Rosneft (ROSN.MM), Russia’s top oil producer, has been offered a 10 percent stake in the Petropiar joint venture.
PDVSA [PDVSA.UL], as Petróleos de Venezuela SA is known, has a 70 percent share, and U.S. oil company Chevron Corp (CVX.N) holds 30 percent of the venture, which includes an oil field and a 210,000 barrel-per-day oil upgrader.
Two sources said the offer was part of a larger package offered to Rosneft as PDVSA seeks to raise money to pay suppliers and bondholders.
It is unclear if Rosneft will accept the offer. Financial details of the potential transaction were not immediately available.
PDVSA and Venezuela’s Oil Ministry did not respond to requests for comments. Chevron and Rosneft declined to comment.

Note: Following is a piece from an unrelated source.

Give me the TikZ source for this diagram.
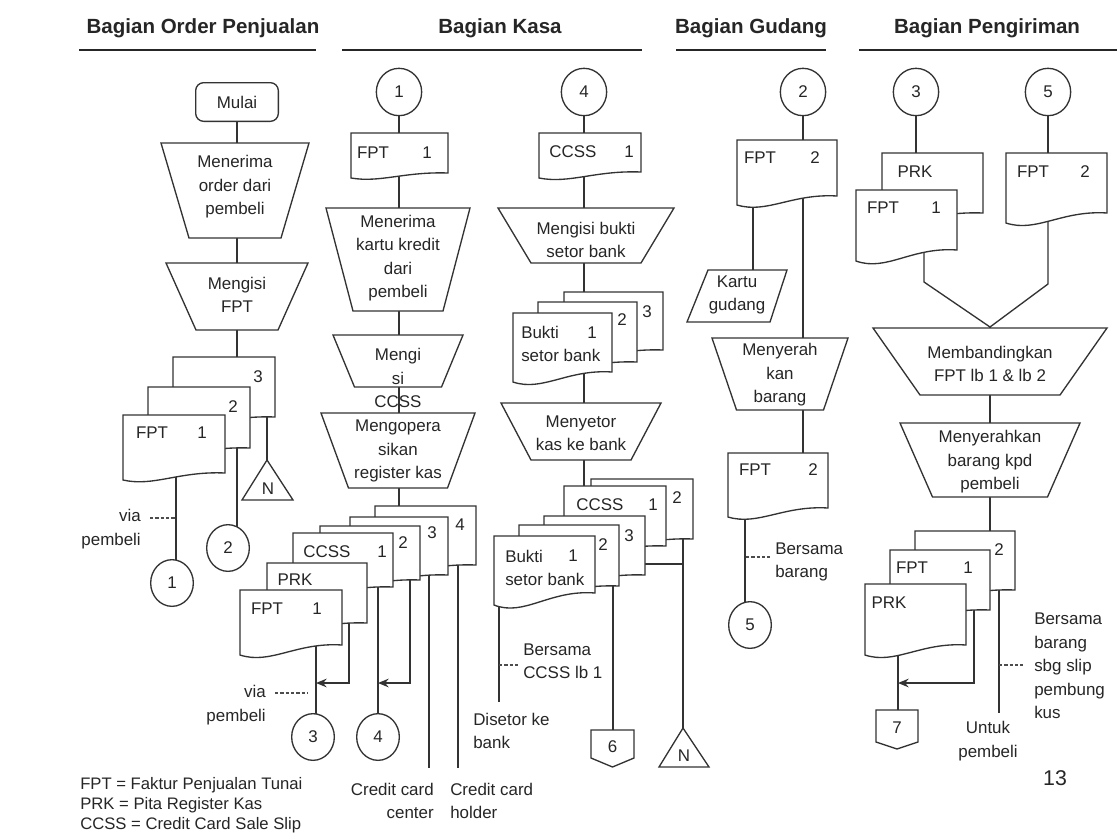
\documentclass[tikz,border=0pt]{standalone}
\usepackage{fontspec}
\setmainfont{Liberation Sans}
\usetikzlibrary{shapes.geometric,arrows.meta,backgrounds,calc}
\tikzset{
  shp/.style={draw=black!80, fill=white, line width=1pt},
  txt/.style={inner sep=0pt, align=center, text=black!85, font=\fontsize{12.7}{17.6}\selectfont},
  hdr/.style={inner sep=0pt, text=black!85, font=\fontsize{15.4}{18}\selectfont\bfseries},
  con/.style={draw=black!80, line width=1pt},
  arr/.style={con, -{Stealth[length=8pt,width=6.5pt]}},
  dsh/.style={draw=black!70, line width=0.8pt, dash pattern=on 2.5pt off 1.5pt},
  circ/.style={shp, ellipse, inner sep=0pt, minimum width=34pt, minimum height=35.5pt, text=black!85, font=\fontsize{12.7}{15}\selectfont},
  circb/.style={circ, minimum width=32pt, minimum height=35pt},
  uline/.style={draw=black!85, line width=2pt},
}
% document symbol: name, x1, y1, x2, y2 (bottom right), wave depth
\newcommand\Doc[6]{%
  \filldraw[shp] (#2,#3) -- (#4,#3) -- (#4,#5) .. controls ({#2+0.55*(#4-#2)},{#5-0.3*#6}) and ({#2+0.3*(#4-#2)},{#5+2*#6}) .. (#2,{#5+#6}) -- cycle;
  \coordinate (#1) at ({(#2+#4)/2},{(#3+#5)/2});
}
% manual operation trapezoid: name, cx, ytop, ybot, wtop, wbot, text y, text
\newcommand\Trap[8]{%
  \filldraw[shp] ({#2-#5/2},#3) -- ({#2+#5/2},#3) -- ({#2+#6/2},#4) -- ({#2-#6/2},#4) -- cycle;
  \node[txt] (#1) at (#2,#7) {#8};
}
\begin{document}
\begin{tikzpicture}[x=0.75pt,y=-0.75pt]
\useasboundingbox (0,0) rectangle (1117,832);

% headers
\node[hdr] (h1) at (203,28) {Bagian Order Penjualan};
\node[hdr] (h2) at (500,28) {Bagian Kasa};
\node[hdr] (h3) at (751,28) {Bagian Gudang};
\node[hdr] (h4) at (987,28) {Bagian Pengiriman};
\draw[uline] (79,50) -- (316,50);
\draw[uline] (342,50) -- (642,50);
\draw[uline] (676,50) -- (826,50);
\draw[uline] (859,50) -- (1117,50);

% ===== column 1 : Order Penjualan
\node[shp, rounded corners=6pt, minimum width=62pt, minimum height=29pt, txt] (m) at (237,102) {Mulai};
\Trap{t1}{235}{143}{238}{148}{92}{187}{Menerima\\order dari\\pembeli}
\Trap{t2}{237}{263}{330}{142}{82}{295}{Mengisi\\FPT}
\Doc{d13}{173}{357}{275}{417}{6}
\node[txt] (l13) at (258,377) {3};
\Doc{d12}{148}{387}{250}{448}{6}
\node[txt] (l12) at (233,407) {2};
\Doc{d11}{123}{415}{225}{473}{7}
\node[txt] (l11a) at (152,433) {FPT};
\node[txt] (l11b) at (202,433) {1};
\filldraw[shp] (267,460) -- (293,500) -- (242,500) -- cycle;
\node[txt] (n1) at (268,489) {N};
\node[circb] (o1) at (172,583) {1};
\node[circb] (o2) at (228,548) {2};
\node[txt, align=right, anchor=east] (v1) at (141,529) {via\\pembeli};

% ===== column 2 : Kasa (left)
\node[circ] (c1) at (399,92) {1};
\Doc{k0}{351}{133}{448}{173}{5}
\node[txt] (k0a) at (373,153) {FPT};
\node[txt] (k0b) at (427,153) {1};
\Trap{t3}{398}{208}{311}{144}{90}{258}{Menerima\\kartu kredit\\dari\\pembeli}
\Trap{t4}{398}{335}{387}{130}{87}{378}{Mengi\\si\\CCSS}
\Trap{t5}{398}{413}{488}{154}{99}{451}{Mengopera\\sikan\\register kas}
\Doc{kd4}{375}{506}{476}{565}{6}
\node[txt] (lk4) at (460,525) {4};
\Doc{kd3}{350}{517}{448}{575}{6}
\node[txt] (lk3) at (432,533) {3};
\Doc{kd2}{320}{526}{420}{580}{6}
\node[txt] (lk2) at (403,543) {2};
\Doc{kc1}{293}{533}{393}{587}{6}
\node[txt] (lkc) at (327,552) {CCSS};
\node[txt] (lkc1) at (382,552) {1};
\Doc{kp}{267}{563}{367}{623}{6}
\node[txt] (lkp) at (295,580) {PRK};
\Doc{kf}{240}{590}{342}{645}{10}
\node[txt] (lkf) at (267,609) {FPT};
\node[txt] (lkf1) at (317,609) {1};
\node[circb] (o3) at (313,737) {3};
\node[circb] (o4) at (378,737) {4};
\node[txt, align=right, anchor=east] (v2) at (266,705) {via\\pembeli};
\node[txt, align=right, anchor=east] (cc1) at (434,801) {Credit card\\center};
\node[txt, align=left, anchor=west] (cc2) at (450,801) {Credit card\\holder};

% ===== column 3 : Kasa (right)
\node[circ] (c4) at (584,92) {4};
\Doc{b0}{539}{133}{641}{172}{6}
\node[txt] (b0a) at (573,152) {CCSS};
\node[txt] (b0b) at (629,152) {1};
\Trap{t6}{586}{208}{263}{176}{110}{240}{Mengisi bukti\\setor bank}
\Doc{ub3}{564}{292}{663}{350}{6}
\node[txt] (lu3) at (647,312) {3};
\Doc{ub2}{538}{302}{637}{362}{6}
\node[txt] (lu2) at (622,320) {2};
\Doc{ub1}{513}{313}{612}{372}{10}
\node[txt, align=left, anchor=west] (lu1) at (521,344) {Bukti\\setor bank};
\node[txt] (lu1b) at (592,333) {1};
\Trap{t7}{581}{403}{460}{160}{100}{433}{Menyetor\\kas ke bank}
\Doc{lc2}{591}{479}{693}{539}{6}
\node[txt] (llc2) at (677,498) {2};
\Doc{lc1}{564}{486}{666}{546}{6}
\node[txt] (llc) at (600,505) {CCSS};
\node[txt] (llc1) at (653,505) {1};
\Doc{lb3}{544}{516}{645}{575}{6}
\node[txt] (llb3) at (629,536) {3};
\Doc{lb2}{519}{525}{619}{586}{6}
\node[txt] (llb2) at (603,545) {2};
\Doc{lb1}{494}{536}{595}{593}{12}
\node[txt, align=left, anchor=west] (llb1) at (505,568) {Bukti\\setor bank};
\node[txt] (llb1b) at (573,556) {1};
\filldraw[shp] (591,730) -- (634,730) -- (634,758) -- (612.5,767) -- (591,758) -- cycle;
\node[txt] (p6) at (612.5,747) {6};
\filldraw[shp] (683,728) -- (709,767) -- (659,767) -- cycle;
\node[txt] (n2) at (684,756) {N};
\node[txt, align=left, anchor=west] (ds) at (473,731) {Disetor ke\\bank};
\node[txt, align=left, anchor=west] (bc) at (523,661) {Bersama\\CCSS lb 1};

% ===== column 4 : Gudang
\node[circ] (c2) at (803,92) {2};
\Doc{g1}{737}{140}{837}{196}{9}
\node[txt] (g1a) at (760,158) {FPT};
\node[txt] (g1b) at (815,158) {2};
\filldraw[shp] (708,270) -- (787,270) -- (770,322) -- (687,322) -- cycle;
\node[txt] (kg) at (737,295) {Kartu\\gudang};
\Trap{t8}{780}{338}{410}{136}{87}{375}{Menyerah\\kan\\barang}
\Doc{g2}{728}{453}{828}{508}{9}
\node[txt] (g2a) at (755,470) {FPT};
\node[txt] (g2b) at (813,470) {2};
\node[circb] (o5) at (750,625) {5};
\node[txt, align=left, anchor=west] (bb) at (775,562) {Bersama\\barang};

% ===== column 5 : Pengiriman
\node[circ] (c3) at (916,92) {3};
\node[circ] (c5) at (1048,92) {5};
\Doc{e1}{882}{153}{983}{213}{6}
\node[txt] (e1a) at (915,172) {PRK};
\Doc{e2}{856}{190}{957}{250}{11}
\node[txt] (e2a) at (883,208) {FPT};
\node[txt] (e2b) at (936,208) {1};
\Doc{e3}{1006}{153}{1107}{213}{10}
\node[txt] (e3a) at (1033,172) {FPT};
\node[txt] (e3b) at (1085,172) {2};
\coordinate (ap) at (990,327);
\Trap{t9}{990}{328}{395}{234}{140}{364}{Membandingkan\\FPT lb 1 \& lb 2}
\Trap{t10}{990}{423}{497}{180}{115}{462}{Menyerahkan\\barang kpd\\pembeli}
\Doc{e5}{915}{531}{1015}{590}{6}
\node[txt] (e5a) at (999,550) {2};
\Doc{e6}{890}{550}{990}{610}{6}
\node[txt] (e6a) at (912,568) {FPT};
\node[txt] (e6b) at (968,568) {1};
\Doc{e7}{865}{584}{966}{645}{10}
\node[txt] (e7a) at (889,603) {PRK};
\filldraw[shp] (876,710) -- (918,710) -- (918,742) -- (897,749) -- (876,742) -- cycle;
\node[txt] (p7) at (897,728) {7};
\node[txt, align=left, anchor=west] (bs) at (1034,666) {Bersama\\barang\\sbg slip\\pembung\\kus};
\node[txt] (up) at (988,741) {Untuk\\pembeli};
\node[txt, font=\fontsize{16}{18}\selectfont] (pg) at (1055,778) {13};

% legend
\node[txt, align=left, anchor=west, font=\fontsize{12.5}{15}\selectfont] (leg) at (80,805) {FPT = Faktur Penjualan Tunai\\PRK = Pita Register Kas\\CCSS = Credit Card Sale Slip};

% ===== connectors (behind shapes)
\begin{pgfonlayer}{background}
\fill[white] (0,0) rectangle (1117,832);
% col 1
\draw[con] (m) -- (m |- d13);
\draw[con] (176,0 |- d11) -- (176,0 |- o1);
\draw[con] (237,0 |- d12) -- (237,0 |- o2);
\draw[con] (267,0 |- d13) -- (267,0 |- n1);
\draw[dsh] (150,518) -- (176,518);
% col 2
\draw[con] (c1) -- (c1 |- kd4);
\draw[con] (316,0 |- kf) -- (316,0 |- o3);
\draw[arr] (349,0 |- kp) |- (316,683);
\draw[con] (378,0 |- kc1) -- (378,0 |- o4);
\draw[arr] (410,0 |- kd2) |- (378,683);
\draw[con] (429,0 |- kd3) -- (429,768);
\draw[con] (458,0 |- kd4) -- (458,768);
\draw[dsh] (275,693) -- (308,693);
% col 3
\draw[con] (c4) -- (c4 |- lc1);
\draw[con] (499,0 |- lb1) -- (499,702);
\draw[con] (613,0 |- lb2) -- (613,0 |- p6);
\draw[con] (600,564) -- (683,564);
\draw[con] (683,0 |- lc2) -- (683,0 |- n2);
\draw[dsh] (499,665) -- (520,665);
% col 4
\draw[con] (c2) -- (c2 |- g2);
\draw[con] (753,0 |- g1) -- (753,0 |- kg);
\draw[con] (745,0 |- g2) -- (745,0 |- o5);
\draw[dsh] (746,557) -- (770,557);
% col 5
\draw[con] (c3) -- (c3 |- e1);
\draw[con] (c5) -- (c5 |- e3);
\draw[con] (924,0 |- e2) -- (924,282) -- (ap);
\draw[con] (1048,0 |- e3) -- (1048,284) -- (ap);
\draw[con] (ap) -- (ap |- e5);
\draw[con] (898,0 |- e7) -- (898,0 |- p7);
\draw[arr] (974,0 |- e6) |- (898,683);
\draw[con] (999,0 |- e5) -- (999,713);
\draw[dsh] (999,665) -- (1023,665);
\end{pgfonlayer}
\end{tikzpicture}
\end{document}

A deal would see California-based Chevron working alongside state-owned Rosneft, which has been affected by U.S. sanctions against Russia.

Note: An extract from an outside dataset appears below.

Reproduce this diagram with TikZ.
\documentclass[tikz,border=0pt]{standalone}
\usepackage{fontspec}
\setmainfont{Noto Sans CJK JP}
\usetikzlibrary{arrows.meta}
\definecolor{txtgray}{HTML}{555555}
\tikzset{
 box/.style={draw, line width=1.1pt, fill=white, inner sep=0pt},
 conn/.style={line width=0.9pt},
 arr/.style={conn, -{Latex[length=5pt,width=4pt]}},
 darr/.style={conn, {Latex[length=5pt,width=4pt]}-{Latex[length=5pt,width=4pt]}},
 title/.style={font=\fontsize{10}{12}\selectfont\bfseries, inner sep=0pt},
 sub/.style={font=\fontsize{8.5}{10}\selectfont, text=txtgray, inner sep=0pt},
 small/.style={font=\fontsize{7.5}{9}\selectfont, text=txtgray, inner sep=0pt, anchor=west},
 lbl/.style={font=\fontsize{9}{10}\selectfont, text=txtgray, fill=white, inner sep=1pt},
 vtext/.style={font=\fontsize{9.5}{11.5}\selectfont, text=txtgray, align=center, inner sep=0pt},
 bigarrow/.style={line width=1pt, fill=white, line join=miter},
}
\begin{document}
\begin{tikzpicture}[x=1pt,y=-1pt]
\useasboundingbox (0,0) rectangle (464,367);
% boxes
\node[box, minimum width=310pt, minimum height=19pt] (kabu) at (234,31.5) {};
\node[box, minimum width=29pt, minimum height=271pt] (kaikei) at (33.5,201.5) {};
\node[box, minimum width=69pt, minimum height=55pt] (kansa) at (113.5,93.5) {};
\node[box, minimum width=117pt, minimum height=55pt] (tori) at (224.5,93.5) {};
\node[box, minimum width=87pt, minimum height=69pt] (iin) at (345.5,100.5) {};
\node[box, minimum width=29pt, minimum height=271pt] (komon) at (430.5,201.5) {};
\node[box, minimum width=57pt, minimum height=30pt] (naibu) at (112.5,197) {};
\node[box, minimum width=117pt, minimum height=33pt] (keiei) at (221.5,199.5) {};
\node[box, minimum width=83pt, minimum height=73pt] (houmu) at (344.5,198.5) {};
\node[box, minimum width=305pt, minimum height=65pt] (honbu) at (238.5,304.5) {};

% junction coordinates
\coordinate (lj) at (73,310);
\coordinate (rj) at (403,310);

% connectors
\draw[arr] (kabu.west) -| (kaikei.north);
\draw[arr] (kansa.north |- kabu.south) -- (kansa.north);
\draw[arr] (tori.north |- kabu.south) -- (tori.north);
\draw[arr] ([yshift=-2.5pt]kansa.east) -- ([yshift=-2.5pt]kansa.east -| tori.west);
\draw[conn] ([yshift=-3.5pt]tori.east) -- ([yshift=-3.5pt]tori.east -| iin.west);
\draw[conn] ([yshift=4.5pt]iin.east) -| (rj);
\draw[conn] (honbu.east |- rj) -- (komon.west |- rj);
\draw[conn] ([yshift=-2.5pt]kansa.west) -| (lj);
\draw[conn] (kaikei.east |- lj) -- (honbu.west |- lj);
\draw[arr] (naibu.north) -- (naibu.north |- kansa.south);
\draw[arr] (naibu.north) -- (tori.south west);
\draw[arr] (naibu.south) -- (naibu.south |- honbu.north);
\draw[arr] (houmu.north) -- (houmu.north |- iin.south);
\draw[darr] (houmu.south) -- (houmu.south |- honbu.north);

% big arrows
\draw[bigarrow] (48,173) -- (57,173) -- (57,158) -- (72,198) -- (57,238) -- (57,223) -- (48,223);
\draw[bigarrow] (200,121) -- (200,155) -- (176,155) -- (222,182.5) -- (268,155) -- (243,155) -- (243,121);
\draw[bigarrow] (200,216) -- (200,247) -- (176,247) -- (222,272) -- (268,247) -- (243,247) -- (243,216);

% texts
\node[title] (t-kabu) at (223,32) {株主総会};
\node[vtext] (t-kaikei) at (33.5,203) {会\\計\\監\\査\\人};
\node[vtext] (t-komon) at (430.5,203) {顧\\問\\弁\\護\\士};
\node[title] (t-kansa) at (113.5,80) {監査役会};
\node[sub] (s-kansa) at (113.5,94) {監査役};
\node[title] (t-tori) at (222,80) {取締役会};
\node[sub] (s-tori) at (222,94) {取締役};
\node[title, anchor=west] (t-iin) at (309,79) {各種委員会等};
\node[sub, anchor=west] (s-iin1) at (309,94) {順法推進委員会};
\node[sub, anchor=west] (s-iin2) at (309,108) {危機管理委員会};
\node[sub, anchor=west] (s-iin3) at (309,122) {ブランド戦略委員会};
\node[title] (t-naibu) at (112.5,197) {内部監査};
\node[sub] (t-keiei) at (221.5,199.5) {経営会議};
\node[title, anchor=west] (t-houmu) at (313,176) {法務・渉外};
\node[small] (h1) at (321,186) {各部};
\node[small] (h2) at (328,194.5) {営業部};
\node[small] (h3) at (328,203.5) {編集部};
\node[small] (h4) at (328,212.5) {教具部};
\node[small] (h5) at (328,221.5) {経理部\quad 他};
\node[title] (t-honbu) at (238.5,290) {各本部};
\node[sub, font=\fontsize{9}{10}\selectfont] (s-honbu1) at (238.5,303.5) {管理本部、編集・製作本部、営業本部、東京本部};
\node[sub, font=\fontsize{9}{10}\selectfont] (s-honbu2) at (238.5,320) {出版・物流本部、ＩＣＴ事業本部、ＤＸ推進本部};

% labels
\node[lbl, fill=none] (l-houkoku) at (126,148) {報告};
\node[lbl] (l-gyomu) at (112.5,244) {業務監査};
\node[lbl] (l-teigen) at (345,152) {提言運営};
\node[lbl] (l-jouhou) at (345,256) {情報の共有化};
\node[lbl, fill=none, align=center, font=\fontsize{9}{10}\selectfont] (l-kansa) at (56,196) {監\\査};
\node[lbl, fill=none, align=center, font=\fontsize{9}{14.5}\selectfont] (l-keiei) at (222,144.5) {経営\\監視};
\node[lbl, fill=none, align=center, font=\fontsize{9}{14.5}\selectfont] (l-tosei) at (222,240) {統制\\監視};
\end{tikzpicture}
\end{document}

But Chevron’s main concern is that accounting and transparency laws are less strict in Russia than in the United States, a source close to the matter said.
The proposal highlights Venezuela’s need for cash after the nation’s oil output fell about 10 percent last year, according to the Organization of the Petroleum Exporting Countries. This has worsened a recession that has millions of Venezuelans skipping meals amid food shortages and spiraling inflation.
The opposition-controlled National Assembly says President Nicolas Maduro’s unpopular government is resorting to surreptitiously selling strategic assets to weather the unprecedented crisis.
“Any deal of national interest must be approved by the National Assembly,” tweeted lawmaker Jose Guerra, head of congress’ finance commission, in reaction to Reuters’ article. “If PDVSA sells 10 (percent) of Petropiar to Rosneft, that sale is null and void.”
MOSCOW’S MUSCLE
Rosneft has already been gaining ground in Venezuela, an OPEC member.
Last year, the company paid $500 million to increase its stake in the Petromonagas joint venture from 16.7 percent to 40 percent, the maximum foreign partners are allowed to have under oil sector regulations created under late leader Hugo Chavez.
“The ballpark value of the two projects (Petromonagas and Petropiar) probably isn’t that different,” said Francisco Monaldi, fellow in Latin American energy policy at the Baker Institute in Houston.
The Petromonagas sale also raised the ire of the National Assembly, which said the purchase was illegal because Congress did not approve it. Critics have also said the stake was sold too cheaply.
In another controversial move, PDVSA last year used 49.9 percent of its shares in coveted U.S. subsidiary Citgo as collateral for loan financing from Rosneft.
PDVSA said this month it had received $1.985 billion from an unnamed client in return for future oil shipments, with Citgo shares used as a guarantee.
In total, Rosneft has lent PDVSA between $4 billion and $5 billion, but the details of those deals have not been disclosed.
“We must thank life that Russia and the world have a Vladimir Putin,” Maduro said at a deal-signing event with Rosneft head Igor Sechin last year.
“I wanted to be here at this event because of how important relations with the new Russia are.”